• **What to do**: Your task is to transcribe, without alteration, the lines from the top of the material below through the line bearing "total_ticks = [10, 20, 30, 40, 50, 60, 70, 80]", inclusive.

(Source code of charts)
══════

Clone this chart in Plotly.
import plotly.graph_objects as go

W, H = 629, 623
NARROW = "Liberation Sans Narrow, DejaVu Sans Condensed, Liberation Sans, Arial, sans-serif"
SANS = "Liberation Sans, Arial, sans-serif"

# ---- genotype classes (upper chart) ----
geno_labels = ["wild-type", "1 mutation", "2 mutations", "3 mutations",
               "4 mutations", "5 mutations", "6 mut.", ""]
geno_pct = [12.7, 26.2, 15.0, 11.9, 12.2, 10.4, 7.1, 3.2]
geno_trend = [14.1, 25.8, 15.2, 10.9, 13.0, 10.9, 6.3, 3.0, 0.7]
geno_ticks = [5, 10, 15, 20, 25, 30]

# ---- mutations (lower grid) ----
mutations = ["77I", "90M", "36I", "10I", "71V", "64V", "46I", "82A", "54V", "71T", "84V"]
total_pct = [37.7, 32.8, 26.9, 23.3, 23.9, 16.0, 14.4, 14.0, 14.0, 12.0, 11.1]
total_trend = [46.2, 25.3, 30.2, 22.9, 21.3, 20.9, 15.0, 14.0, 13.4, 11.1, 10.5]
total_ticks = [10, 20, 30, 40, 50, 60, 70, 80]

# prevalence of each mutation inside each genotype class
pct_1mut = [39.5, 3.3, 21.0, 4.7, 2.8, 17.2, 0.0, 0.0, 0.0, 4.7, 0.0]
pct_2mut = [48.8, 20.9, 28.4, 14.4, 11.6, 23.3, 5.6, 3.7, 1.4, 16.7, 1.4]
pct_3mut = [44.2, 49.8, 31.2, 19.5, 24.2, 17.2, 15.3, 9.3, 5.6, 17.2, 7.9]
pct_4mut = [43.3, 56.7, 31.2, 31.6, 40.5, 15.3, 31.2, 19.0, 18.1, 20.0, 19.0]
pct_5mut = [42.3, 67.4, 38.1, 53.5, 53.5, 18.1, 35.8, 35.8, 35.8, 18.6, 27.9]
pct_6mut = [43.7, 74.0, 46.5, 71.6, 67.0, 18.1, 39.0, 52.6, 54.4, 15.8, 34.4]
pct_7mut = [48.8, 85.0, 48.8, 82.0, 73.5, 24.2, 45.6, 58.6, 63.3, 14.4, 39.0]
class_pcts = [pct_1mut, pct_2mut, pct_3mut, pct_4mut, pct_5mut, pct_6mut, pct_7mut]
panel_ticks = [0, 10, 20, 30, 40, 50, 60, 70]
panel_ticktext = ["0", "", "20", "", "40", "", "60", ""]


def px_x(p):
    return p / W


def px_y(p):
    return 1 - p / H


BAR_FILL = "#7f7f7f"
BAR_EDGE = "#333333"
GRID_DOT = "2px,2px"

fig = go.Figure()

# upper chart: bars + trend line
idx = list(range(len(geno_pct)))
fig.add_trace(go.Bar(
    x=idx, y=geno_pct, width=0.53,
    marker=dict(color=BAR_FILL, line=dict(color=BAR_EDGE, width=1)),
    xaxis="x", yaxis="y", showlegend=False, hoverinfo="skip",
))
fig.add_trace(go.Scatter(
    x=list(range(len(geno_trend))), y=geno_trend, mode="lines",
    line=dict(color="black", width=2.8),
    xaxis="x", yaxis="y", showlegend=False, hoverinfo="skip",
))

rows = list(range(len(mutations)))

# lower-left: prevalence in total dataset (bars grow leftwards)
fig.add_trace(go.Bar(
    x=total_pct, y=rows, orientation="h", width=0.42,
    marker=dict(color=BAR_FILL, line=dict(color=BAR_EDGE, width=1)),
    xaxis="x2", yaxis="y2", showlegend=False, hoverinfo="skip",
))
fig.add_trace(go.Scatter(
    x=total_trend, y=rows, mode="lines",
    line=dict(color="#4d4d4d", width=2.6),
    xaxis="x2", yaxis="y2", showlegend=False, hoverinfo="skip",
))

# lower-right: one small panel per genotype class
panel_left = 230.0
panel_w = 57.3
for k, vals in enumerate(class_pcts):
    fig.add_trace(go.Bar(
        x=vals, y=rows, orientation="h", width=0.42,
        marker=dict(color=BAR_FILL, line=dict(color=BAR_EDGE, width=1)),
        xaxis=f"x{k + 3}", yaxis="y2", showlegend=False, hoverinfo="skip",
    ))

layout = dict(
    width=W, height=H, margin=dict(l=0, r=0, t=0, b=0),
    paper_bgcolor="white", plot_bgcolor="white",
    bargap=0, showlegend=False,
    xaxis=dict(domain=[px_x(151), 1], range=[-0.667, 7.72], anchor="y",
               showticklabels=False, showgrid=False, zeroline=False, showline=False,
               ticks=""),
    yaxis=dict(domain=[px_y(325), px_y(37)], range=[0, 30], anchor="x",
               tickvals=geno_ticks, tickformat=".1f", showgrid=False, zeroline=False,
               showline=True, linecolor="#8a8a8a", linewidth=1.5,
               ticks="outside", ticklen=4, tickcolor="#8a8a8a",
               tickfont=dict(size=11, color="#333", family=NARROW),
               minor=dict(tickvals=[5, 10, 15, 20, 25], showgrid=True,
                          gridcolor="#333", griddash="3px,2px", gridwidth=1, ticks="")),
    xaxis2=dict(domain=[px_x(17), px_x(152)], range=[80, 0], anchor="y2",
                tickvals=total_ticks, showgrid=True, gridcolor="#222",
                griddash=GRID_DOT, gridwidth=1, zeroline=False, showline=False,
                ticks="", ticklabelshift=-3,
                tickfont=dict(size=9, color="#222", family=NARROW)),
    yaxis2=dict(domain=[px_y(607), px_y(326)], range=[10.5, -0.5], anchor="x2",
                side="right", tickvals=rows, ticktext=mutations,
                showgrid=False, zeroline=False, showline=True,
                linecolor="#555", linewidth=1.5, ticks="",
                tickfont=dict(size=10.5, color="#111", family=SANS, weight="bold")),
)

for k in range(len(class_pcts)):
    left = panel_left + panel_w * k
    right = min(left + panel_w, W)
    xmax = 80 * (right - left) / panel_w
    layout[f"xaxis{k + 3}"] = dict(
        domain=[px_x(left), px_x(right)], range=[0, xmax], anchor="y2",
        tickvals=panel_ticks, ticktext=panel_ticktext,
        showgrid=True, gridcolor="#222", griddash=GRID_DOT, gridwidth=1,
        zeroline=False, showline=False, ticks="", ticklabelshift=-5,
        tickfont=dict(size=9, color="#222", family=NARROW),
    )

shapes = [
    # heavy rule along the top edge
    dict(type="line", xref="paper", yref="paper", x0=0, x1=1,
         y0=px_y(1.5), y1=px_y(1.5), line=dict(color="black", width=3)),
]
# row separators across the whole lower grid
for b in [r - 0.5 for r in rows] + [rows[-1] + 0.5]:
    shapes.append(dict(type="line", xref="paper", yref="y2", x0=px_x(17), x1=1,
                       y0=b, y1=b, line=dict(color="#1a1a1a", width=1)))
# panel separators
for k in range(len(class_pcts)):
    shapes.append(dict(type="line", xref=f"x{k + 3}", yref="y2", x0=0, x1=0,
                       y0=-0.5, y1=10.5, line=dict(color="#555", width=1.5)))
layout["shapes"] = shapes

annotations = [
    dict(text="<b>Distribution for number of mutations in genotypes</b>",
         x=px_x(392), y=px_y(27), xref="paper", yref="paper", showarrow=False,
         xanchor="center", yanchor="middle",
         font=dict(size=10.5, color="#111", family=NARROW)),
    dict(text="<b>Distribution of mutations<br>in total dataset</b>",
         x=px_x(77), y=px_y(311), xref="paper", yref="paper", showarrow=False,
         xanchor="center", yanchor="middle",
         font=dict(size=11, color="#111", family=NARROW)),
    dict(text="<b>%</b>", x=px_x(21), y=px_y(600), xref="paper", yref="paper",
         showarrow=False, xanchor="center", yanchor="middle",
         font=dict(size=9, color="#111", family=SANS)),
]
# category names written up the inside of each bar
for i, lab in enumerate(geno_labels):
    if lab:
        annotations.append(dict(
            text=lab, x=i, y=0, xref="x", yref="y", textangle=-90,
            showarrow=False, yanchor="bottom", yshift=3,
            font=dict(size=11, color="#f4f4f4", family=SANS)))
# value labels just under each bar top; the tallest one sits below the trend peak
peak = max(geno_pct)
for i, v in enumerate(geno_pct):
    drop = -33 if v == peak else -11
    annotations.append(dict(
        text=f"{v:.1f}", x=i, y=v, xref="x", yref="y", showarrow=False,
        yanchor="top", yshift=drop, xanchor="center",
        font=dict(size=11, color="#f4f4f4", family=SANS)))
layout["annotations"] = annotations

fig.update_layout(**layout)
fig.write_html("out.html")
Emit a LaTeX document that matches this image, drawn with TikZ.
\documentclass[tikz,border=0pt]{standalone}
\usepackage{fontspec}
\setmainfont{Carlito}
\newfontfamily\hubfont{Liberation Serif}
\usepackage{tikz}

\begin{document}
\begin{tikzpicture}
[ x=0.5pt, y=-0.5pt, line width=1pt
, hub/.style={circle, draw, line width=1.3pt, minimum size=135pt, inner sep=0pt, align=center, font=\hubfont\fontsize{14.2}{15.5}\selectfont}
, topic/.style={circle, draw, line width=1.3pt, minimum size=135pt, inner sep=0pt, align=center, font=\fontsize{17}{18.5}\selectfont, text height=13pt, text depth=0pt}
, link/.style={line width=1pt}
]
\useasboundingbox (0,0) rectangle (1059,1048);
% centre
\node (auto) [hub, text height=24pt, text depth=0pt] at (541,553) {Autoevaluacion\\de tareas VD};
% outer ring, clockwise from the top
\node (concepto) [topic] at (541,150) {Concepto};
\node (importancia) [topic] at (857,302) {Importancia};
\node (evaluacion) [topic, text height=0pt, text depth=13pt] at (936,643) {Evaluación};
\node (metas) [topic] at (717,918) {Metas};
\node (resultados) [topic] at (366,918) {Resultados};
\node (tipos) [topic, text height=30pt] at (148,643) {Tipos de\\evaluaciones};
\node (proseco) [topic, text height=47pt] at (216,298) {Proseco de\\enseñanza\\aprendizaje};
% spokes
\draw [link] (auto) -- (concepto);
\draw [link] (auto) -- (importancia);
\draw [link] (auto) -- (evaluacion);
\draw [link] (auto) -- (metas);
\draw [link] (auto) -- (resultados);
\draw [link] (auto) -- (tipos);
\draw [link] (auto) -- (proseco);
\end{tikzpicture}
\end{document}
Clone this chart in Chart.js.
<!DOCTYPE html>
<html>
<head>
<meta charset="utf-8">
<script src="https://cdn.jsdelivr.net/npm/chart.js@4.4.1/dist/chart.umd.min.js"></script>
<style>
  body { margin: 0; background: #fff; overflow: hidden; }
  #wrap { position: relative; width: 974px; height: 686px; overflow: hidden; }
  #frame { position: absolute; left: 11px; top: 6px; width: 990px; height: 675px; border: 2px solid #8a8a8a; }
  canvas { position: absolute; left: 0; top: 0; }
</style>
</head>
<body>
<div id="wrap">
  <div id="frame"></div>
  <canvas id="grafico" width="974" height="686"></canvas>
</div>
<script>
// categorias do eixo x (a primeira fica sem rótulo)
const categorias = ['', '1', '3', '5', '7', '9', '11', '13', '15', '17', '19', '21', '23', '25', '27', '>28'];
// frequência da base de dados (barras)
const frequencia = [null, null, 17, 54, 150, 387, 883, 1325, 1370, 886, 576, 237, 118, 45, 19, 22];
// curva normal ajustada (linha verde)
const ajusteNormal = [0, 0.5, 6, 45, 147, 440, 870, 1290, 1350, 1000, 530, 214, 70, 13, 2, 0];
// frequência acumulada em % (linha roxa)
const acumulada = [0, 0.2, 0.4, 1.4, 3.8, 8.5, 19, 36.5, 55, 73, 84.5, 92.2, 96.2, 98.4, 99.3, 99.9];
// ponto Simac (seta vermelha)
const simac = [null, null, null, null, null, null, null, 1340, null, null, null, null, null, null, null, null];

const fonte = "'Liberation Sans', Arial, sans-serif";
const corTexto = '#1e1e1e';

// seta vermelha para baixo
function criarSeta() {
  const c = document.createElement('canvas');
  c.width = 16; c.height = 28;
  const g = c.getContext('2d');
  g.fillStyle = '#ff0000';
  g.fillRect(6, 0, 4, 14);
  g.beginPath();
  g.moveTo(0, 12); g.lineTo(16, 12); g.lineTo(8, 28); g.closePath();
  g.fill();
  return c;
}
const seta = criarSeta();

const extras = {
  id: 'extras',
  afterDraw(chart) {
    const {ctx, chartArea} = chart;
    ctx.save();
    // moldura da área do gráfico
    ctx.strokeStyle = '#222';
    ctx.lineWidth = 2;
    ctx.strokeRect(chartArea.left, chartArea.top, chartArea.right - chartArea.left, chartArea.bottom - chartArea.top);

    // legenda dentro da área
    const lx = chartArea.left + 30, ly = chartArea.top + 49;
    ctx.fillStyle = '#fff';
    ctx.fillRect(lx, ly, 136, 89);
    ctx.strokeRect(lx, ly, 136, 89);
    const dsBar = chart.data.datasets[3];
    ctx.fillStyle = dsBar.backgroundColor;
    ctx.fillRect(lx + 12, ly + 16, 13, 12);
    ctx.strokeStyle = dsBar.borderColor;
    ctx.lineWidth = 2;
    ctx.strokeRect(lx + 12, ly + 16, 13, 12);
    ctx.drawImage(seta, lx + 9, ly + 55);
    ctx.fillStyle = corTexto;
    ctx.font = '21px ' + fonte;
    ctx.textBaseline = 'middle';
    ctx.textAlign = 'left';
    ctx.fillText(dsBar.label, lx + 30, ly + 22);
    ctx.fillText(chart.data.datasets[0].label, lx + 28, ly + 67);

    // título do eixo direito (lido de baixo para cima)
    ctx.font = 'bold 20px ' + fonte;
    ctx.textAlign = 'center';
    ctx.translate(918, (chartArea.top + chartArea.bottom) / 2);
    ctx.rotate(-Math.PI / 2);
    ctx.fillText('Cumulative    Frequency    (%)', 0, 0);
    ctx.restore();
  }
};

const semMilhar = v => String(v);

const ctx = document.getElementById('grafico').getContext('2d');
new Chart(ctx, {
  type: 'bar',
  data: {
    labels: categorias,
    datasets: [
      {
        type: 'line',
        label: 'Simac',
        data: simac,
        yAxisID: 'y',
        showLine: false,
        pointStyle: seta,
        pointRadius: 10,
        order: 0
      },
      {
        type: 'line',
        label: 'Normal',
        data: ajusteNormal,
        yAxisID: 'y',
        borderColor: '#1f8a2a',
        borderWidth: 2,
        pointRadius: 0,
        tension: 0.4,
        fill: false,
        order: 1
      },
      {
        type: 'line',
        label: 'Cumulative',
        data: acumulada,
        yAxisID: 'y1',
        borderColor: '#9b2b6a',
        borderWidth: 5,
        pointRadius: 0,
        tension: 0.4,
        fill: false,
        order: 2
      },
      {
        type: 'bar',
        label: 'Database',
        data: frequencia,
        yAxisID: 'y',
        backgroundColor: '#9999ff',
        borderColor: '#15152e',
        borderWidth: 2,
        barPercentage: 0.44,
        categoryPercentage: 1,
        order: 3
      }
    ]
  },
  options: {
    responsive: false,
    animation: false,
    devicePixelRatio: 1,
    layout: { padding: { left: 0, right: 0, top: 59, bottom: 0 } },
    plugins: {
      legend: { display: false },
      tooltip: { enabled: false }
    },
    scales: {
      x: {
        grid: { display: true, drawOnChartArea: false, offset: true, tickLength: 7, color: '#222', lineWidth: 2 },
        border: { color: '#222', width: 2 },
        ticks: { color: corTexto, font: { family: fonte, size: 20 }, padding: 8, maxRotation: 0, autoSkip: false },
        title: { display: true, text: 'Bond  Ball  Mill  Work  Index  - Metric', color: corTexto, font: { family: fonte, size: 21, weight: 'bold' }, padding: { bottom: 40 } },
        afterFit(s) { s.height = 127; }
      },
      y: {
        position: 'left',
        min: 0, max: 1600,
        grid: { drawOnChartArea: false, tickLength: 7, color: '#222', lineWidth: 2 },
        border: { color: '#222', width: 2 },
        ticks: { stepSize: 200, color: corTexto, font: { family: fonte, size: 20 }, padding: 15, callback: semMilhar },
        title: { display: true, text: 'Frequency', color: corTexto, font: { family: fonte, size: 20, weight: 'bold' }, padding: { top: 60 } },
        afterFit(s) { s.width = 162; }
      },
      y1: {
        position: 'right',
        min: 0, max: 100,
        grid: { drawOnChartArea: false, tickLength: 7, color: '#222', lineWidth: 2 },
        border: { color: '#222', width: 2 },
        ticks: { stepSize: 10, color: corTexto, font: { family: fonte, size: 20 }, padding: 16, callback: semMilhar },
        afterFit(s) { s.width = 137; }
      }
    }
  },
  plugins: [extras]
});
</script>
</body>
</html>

══════

• **Output for this task**:
Clone this chart in Plotly.
import plotly.graph_objects as go

W, H = 629, 623
NARROW = "Liberation Sans Narrow, DejaVu Sans Condensed, Liberation Sans, Arial, sans-serif"
SANS = "Liberation Sans, Arial, sans-serif"

# ---- genotype classes (upper chart) ----
geno_labels = ["wild-type", "1 mutation", "2 mutations", "3 mutations",
               "4 mutations", "5 mutations", "6 mut.", ""]
geno_pct = [12.7, 26.2, 15.0, 11.9, 12.2, 10.4, 7.1, 3.2]
geno_trend = [14.1, 25.8, 15.2, 10.9, 13.0, 10.9, 6.3, 3.0, 0.7]
geno_ticks = [5, 10, 15, 20, 25, 30]

# ---- mutations (lower grid) ----
mutations = ["77I", "90M", "36I", "10I", "71V", "64V", "46I", "82A", "54V", "71T", "84V"]
total_pct = [37.7, 32.8, 26.9, 23.3, 23.9, 16.0, 14.4, 14.0, 14.0, 12.0, 11.1]
total_trend = [46.2, 25.3, 30.2, 22.9, 21.3, 20.9, 15.0, 14.0, 13.4, 11.1, 10.5]
total_ticks = [10, 20, 30, 40, 50, 60, 70, 80]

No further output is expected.